This study examines refugee entrepreneurship as a community-driven pathway for integration that balances cultural preservation, traditional entrepreneurial knowledge with economic adaptation and practices in the United States. Grounded in Putnam’s Social Capital Theory and guided by a Community-Based Participatory Research (CBPR) approach, the research explores how interactions between refugee entrepreneurs and host-community members generate trust, networks, and opportunity structures. The study centers refugees as knowledge holders who leverage cultural assets, generational entrepreneurial knowledge while navigating local markets, institutions, and regulatory systems. Findings contribute to community development practice by highlighting how place-based, relational strategies can support inclusive economic growth that fosters positive integration for newcomers.

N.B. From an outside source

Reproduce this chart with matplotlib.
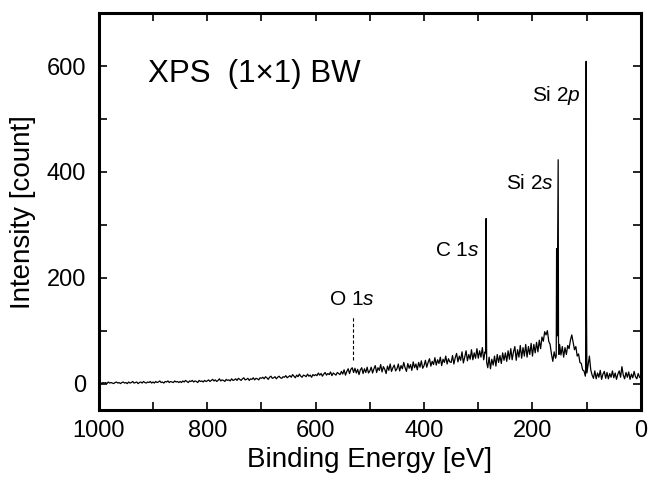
import numpy as np
import matplotlib
matplotlib.use("Agg")
import matplotlib.pyplot as plt
from matplotlib.ticker import MultipleLocator

plt.rcParams.update({"font.family": "Liberation Sans",
                     "mathtext.fontset": "custom", "mathtext.it": "Liberation Sans:italic",
                     "mathtext.rm": "Liberation Sans"})

# ---- data ------------------------------------------------------------------
# survey spectrum read every 2.5 eV, 1000 eV down to 0 eV (one row = 50 eV)
bg_energy = np.arange(1000, -0.1, -2.5)
bg_counts = [
    1, 3, 0, 2, 1, 2, 0, 3, 1, 2, 1, 0, 2, 3, 1, 2, 0, 2, 3, 1,
    2, 0, 3, 1, 2, 4, 1, 2, 3, 0, 2, 3, 1, 4, 2, 1, 3, 2, 4, 1,
    3, 1, 4, 2, 3, 5, 2, 3, 1, 4, 3, 5, 2, 4, 3, 2, 5, 3, 4, 2,
    4, 2, 5, 3, 6, 4, 2, 5, 4, 6, 3, 5, 4, 2, 6, 4, 5, 3, 6, 4,
    5, 7, 4, 6, 8, 5, 7, 4, 6, 9, 5, 7, 6, 4, 8, 6, 7, 5, 9, 6,
    7, 9, 6, 10, 8, 6, 9, 11, 7, 8, 10, 6, 9, 8, 11, 7, 10, 9, 7, 11,
    10, 12, 9, 13, 11, 8, 12, 14, 10, 11, 13, 9, 12, 14, 11, 10, 13, 12, 15, 11,
    13, 15, 12, 17, 14, 11, 16, 13, 18, 14, 12, 16, 15, 13, 18, 14, 16, 12, 17, 15,
    17, 15, 20, 16, 19, 14, 18, 21, 16, 19, 17, 22, 15, 20, 18, 16, 21, 19, 17, 23,
    18, 26, 16, 23, 28, 19, 27, 30, 21, 29, 20, 27, 17, 26, 30, 19, 28, 21, 31, 20,
    24, 31, 20, 28, 34, 21, 30, 25, 36, 22, 32, 27, 19, 33, 25, 37, 23, 30, 35, 24,
    28, 37, 24, 34, 28, 40, 30, 23, 38, 29, 36, 25, 41, 30, 37, 26, 40, 31, 43, 29,
    34, 44, 31, 40, 47, 33, 42, 36, 49, 35, 45, 38, 50, 34, 46, 40, 52, 37, 47, 41,
    40, 53, 37, 49, 57, 41, 52, 44, 60, 39, 50, 62, 43, 55, 46, 64, 45, 58, 48, 66,
    48, 62, 50, 68, 45, 60, 55, 30, 50, 28, 46, 35, 52, 33, 55, 40, 53, 38, 58, 44,
    58, 42, 62, 46, 66, 45, 60, 70, 44, 64, 50, 72, 48, 68, 52, 74, 50, 70, 55, 76,
    52, 74, 58, 78, 60, 82, 66, 88, 80, 98, 92, 100, 80, 74, 56, 42, 60, 48, 50, 60,
    74, 54, 70, 50, 68, 55, 72, 66, 82, 92, 78, 64, 70, 52, 56, 40, 38, 26, 24, 14,
    18, 34, 52, 26, 16, 10, 24, 9, 20, 12, 25, 8, 18, 23, 10, 21, 9, 19, 12, 24,
    11, 20, 8, 18, 24, 12, 32, 16, 9, 21, 12, 22, 8, 18, 11, 23, 13, 9, 19, 12,
    10,
]

# sharp core-level lines
c1s_energy = [286.5, 285.9, 285.5, 285.1, 284.5]
c1s_counts = [58, 190, 312, 150, 40]
si2s_energy = [156.2, 155.5, 154.6, 152.6, 152.0, 151.2]
si2s_counts = [52, 255, 90, 423, 80, 55]
si2p_energy = [102.0, 101.5, 101.0, 100.4, 99.6]
si2p_counts = [22, 300, 609, 150, 20]

o1s_energy = 532
o1s_marker = [45, 128]

# merge: drop background points that fall inside a peak window
energy = np.asarray(bg_energy, float)
counts = np.asarray(bg_counts, float)
keep = np.ones(len(energy), bool)
for pe in (c1s_energy, si2s_energy, si2p_energy):
    keep &= ~((energy >= min(pe)) & (energy <= max(pe)))
energy = np.concatenate([energy[keep], c1s_energy, si2s_energy, si2p_energy])
counts = np.concatenate([counts[keep], c1s_counts, si2s_counts, si2p_counts])
order = np.argsort(-energy, kind="stable")
energy, counts = energy[order], counts[order]

# ---- figure ----------------------------------------------------------------
fig = plt.figure(figsize=(6.5, 4.87), dpi=100)
ax = fig.add_axes([0.152, 0.158, 0.834, 0.815])

ax.plot(energy, counts, color="black", lw=0.9)
ax.plot([o1s_energy, o1s_energy], o1s_marker, color="black", lw=0.8, ls=(0, (3, 2)))

ax.set_xlim(1000, 0)
ax.set_ylim(-50, 700)
ax.xaxis.set_major_locator(MultipleLocator(200))
ax.xaxis.set_minor_locator(MultipleLocator(100))
ax.yaxis.set_major_locator(MultipleLocator(200))
ax.yaxis.set_minor_locator(MultipleLocator(100))
ax.tick_params(which="both", direction="in", top=True, right=True, width=1.2,
               length=6, labelsize=17)
ax.tick_params(axis="x", pad=7)
ax.tick_params(axis="y", pad=9)
for s in ax.spines.values():
    s.set_linewidth(2.2)

ax.set_xlabel("Binding Energy [eV]", fontsize=20, labelpad=4)
ax.set_ylabel("Intensity [count]", fontsize=20, labelpad=8)

ax.text(910, 585, "XPS  (1\u00d71) BW", fontsize=22.5, va="center", ha="left")
ax.text(297, 251, "C 1$s$", fontsize=15, va="center", ha="right")
ax.text(160, 379, "Si 2$s$", fontsize=15, va="center", ha="right")
ax.text(111, 544, "Si 2$p$", fontsize=15, va="center", ha="right")
ax.text(534, 158, "O 1$s$", fontsize=15, va="center", ha="center")

fig.savefig("out.png", dpi=100)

This study explores how immigrant and refugee entrepreneurship functions as a community-embedded integration strategy that balances cultural preservation with adaptation to economic and institutional change. Anchored in Putnam’s (1993) Social Capital Theory and informed by a Community-Based Participatory Research (CBPR) framework, the research examines how social bonding and bridging capital emerge through interactions between immigrant and refugee entrepreneurs and host-community members, organizations, and institutions.
Rather than conceptualizing integration as a linear process of assimilation, this study highlights how immigrant and refugee entrepreneurs draw upon cultural knowledge, community practices, and transnational ties while simultaneously building relationships within local markets and governance systems. Through CBPR, immigrant and refugee entrepreneurs and community partners are engaged as co-creators of knowledge, shaping research questions, interpretation, and practical implications. This approach ensures that the study reflects lived experience and community-defined priorities while strengthening trust between researcher and participants.
The study investigates how trust, trustworthiness norms, and institutional relationships influence refugees’ access to information, resources, and entrepreneurial opportunities, particularly in contexts marked by limited human and financial capital and structural barriers to formal employment. It also explores how community-based networks help mitigate these constraints and foster economic participation, social belonging, and mutual accountability.
By centering place-based interactions and participatory knowledge production, this research contributes to community development scholarship on inclusive growth, immigrant integration, and entrepreneurship. Practically, findings offer guidance for practitioners, policymakers, and community organizations designing refugee self-sufficiency and economic development programs that honor cultural heritage while supporting pathways integration to their new social and cultural context.